Abstract: In this work, we propose a simplified approach to neural speaker diarization by removing the Encoder-Decoder Attractor (EDA) mechanism and replacing it with a linear layer. This modification significantly reduces the model’s parameter count, allowing us to increase the depth of the backbone network by stacking additional Conformer blocks. To further enhance efficiency, we replace the Shaw relative positional encoding in the Conformer blocks with ALiBi positional bias, which improves the handling of short/long-range dependencies while decreasing computational complexity. Our results show that this streamlined model achieves comparable performance to previous diarization systems utilizing dynamic attractors, suggesting that Generic Speaker Attractors—global static learned attractors—can be as effective as dynamic attractors in representing speakers. Furthermore, we observe that the clustering effect, a key feature of previous EDA-based models, is preserved in our approach. These findings suggest that the EDA mechanism may not be necessary for high-quality speaker diarization, and that a more straightforward architecture can yield competitive results.
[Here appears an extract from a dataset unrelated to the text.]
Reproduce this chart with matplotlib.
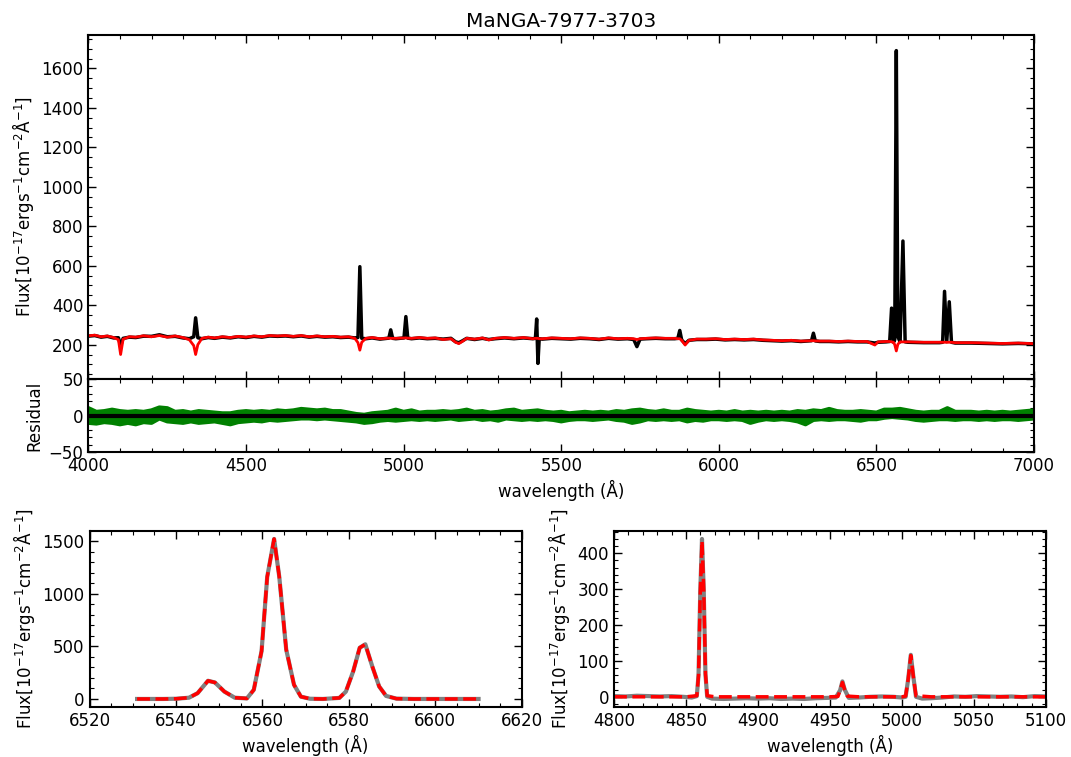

Clippers 10/15: Vishal Sunder on a Non-autoregressive Model for Joint STT and TTS

Title: A Non-autoregressive Model for Joint STT and TTS

Abstract: In this work, we take a step towards jointly modeling automatic speech recognition (STT) and speech synthesis (TTS) in a fully non-autoregressive way. We develop a novel multimodal framework capable of handling the speech and text modalities as input either individually or together. The proposed model can also be trained with unpaired speech or text data owing to its multimodal nature. We further propose an iterative refinement strategy to improve the STT and TTS performance of our model such that the partial hypothesis at the output can be fed back to the input of our model, thus iteratively improving both STT and TTS predictions. We show that our joint model can effectively perform both STT and TTS tasks, outperforming the STT-specific baseline in all tasks and performing competitively with the TTS-specific baseline across a wide range of evaluation metrics.
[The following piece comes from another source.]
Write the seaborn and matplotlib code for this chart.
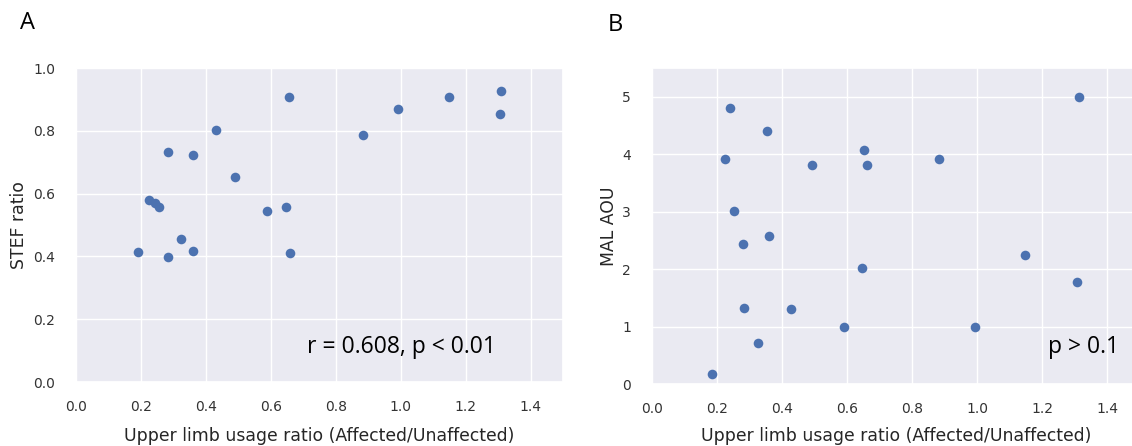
import matplotlib
matplotlib.use("Agg")
import matplotlib.pyplot as plt
import seaborn as sns
import pandas as pd

# Panel A data: usage ratio vs STEF ratio
usage_a = [0.190, 0.224, 0.243, 0.257, 0.283, 0.283, 0.324, 0.360, 0.360, 0.430,
           0.490, 0.588, 0.646, 0.655, 0.660, 0.883, 0.992, 1.148, 1.305, 1.309]
stef = [0.413, 0.579, 0.570, 0.556, 0.732, 0.399, 0.454, 0.723, 0.417, 0.801,
        0.653, 0.543, 0.556, 0.907, 0.412, 0.787, 0.871, 0.907, 0.852, 0.926]

# Panel B data: usage ratio vs MAL AOU
usage_b = [0.185, 0.240, 0.225, 0.252, 0.280, 0.284, 0.325, 0.355, 0.361, 0.428,
           0.491, 0.590, 0.647, 0.652, 0.660, 0.882, 0.993, 1.145, 1.307, 1.312]
mal_aou = [0.18, 4.80, 3.91, 3.01, 2.44, 1.33, 0.71, 4.40, 2.57, 1.31,
           3.81, 1.00, 2.02, 4.07, 3.81, 3.91, 1.00, 2.24, 1.78, 5.00]

x_ticks = [0.0, 0.2, 0.4, 0.6, 0.8, 1.0, 1.2, 1.4]
xlabel = "Upper limb usage ratio (Affected/Unaffected)"

sns.set_theme(style="darkgrid")
plt.rcParams["font.family"] = ["DejaVu Sans"]

W, H = 1132, 446
fig = plt.figure(figsize=(W / 100, H / 100), dpi=100)
# axes placed from pixel extents measured on the reference
axA = fig.add_axes([76 / W, 1 - 382 / H, 487 / W, 314 / H])
axB = fig.add_axes([652 / W, 1 - 384 / H, 488 / W, 316 / H])

dfa = pd.DataFrame({"x": usage_a, "y": stef})
dfb = pd.DataFrame({"x": usage_b, "y": mal_aou})
blue = "#4C72B0"

sns.scatterplot(data=dfa, x="x", y="y", ax=axA, s=48, color=blue, linewidth=0)
sns.scatterplot(data=dfb, x="x", y="y", ax=axB, s=48, color=blue, linewidth=0)

axA.set_xlim(0, 1.5)
axA.set_ylim(0, 1.0)
axA.set_xticks(x_ticks)
axA.set_yticks([0.0, 0.2, 0.4, 0.6, 0.8, 1.0])
axA.set_ylabel("STEF ratio", fontsize=12.4)
axA.set_xlabel(xlabel, fontsize=12.4, va="top")
axA.yaxis.set_label_coords(-0.099, 0.5)
axA.xaxis.set_label_coords(0.5, -0.143)

axB.set_xlim(0, 1.5)
axB.set_ylim(0, 5.5)
axB.set_xticks(x_ticks)
axB.set_yticks([0, 1, 2, 3, 4, 5])
axB.set_ylabel("MAL AOU", fontsize=12.4)
axB.set_xlabel(xlabel, fontsize=12.4, va="top")
axB.yaxis.set_label_coords(-0.070, 0.5)
axB.xaxis.set_label_coords(0.5, -0.136)

for ax in (axA, axB):
    ax.tick_params(axis="both", labelsize=10, colors="#333333")
    ax.tick_params(axis="x", pad=7)
    ax.tick_params(axis="y", pad=9)

axA.text(1.293, 0.11, "r = 0.608, p < 0.01", ha="right", va="center",
         fontsize=16.5, family=["Open Sans", "DejaVu Sans"], color="black")
axB.text(1.434, 0.64, "p > 0.1", ha="right", va="center",
         fontsize=16.5, family=["Open Sans", "DejaVu Sans"], color="black")

fig.text(27 / W, 1 - 23 / H, "A", ha="center", va="center", fontsize=17,
         family=["Open Sans", "DejaVu Sans"], color="black")
fig.text(615 / W, 1 - 25 / H, "B", ha="center", va="center", fontsize=17,
         family=["Open Sans", "DejaVu Sans"], color="black")

fig.savefig("out.png", dpi=100)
Clippers 10/8: Jingyi Chen on Speech Emotion Cloning

EmoClone: Speech Emotion Cloning
Jingyi Chen

In this paper, we introduce EmoClone, an end-to-end speech-to-speech model that replicates the emotional tone of a reference speech from a short audio sample, reproducing the reference speaker’s exact emotion in new outputs, regardless of content or voice differences. Unlike traditional Emotional Voice Conversion (EVC) models that use emotion text labels to alter the input speech’s emotional state, EmoClone is designed to faithfully clone a broad range of emotional expressions beyond these preset categories, making it ideal for applications requiring precise emotional fidelity, such as personalized voice generation and interactive media. Experimental results show that EmoClone leads to improved performance for content and speaker identity preservation, while achieving a comparable emotion accuracy to SOTA methods.

Clippers 9/24: Amy Chun on Linguistic Age Prediction

Children’s language development is a critical factor in creating engaging and age-appropriate interactions in conversational AI systems. As children grow, their communication evolves in sentence complexity, vocabulary use, and conversational style. However, many current AI-driven systems struggle to dynamically adjust to these developmental changes, especially in interactive environments like the COSI Museum, where engaging, personalized conversations can foster learning and curiosity. In this talk, I will discuss how our research aims to bridge this gap by predicting a child’s age based on linguistic features to create more engaging and age-appropriate interactions.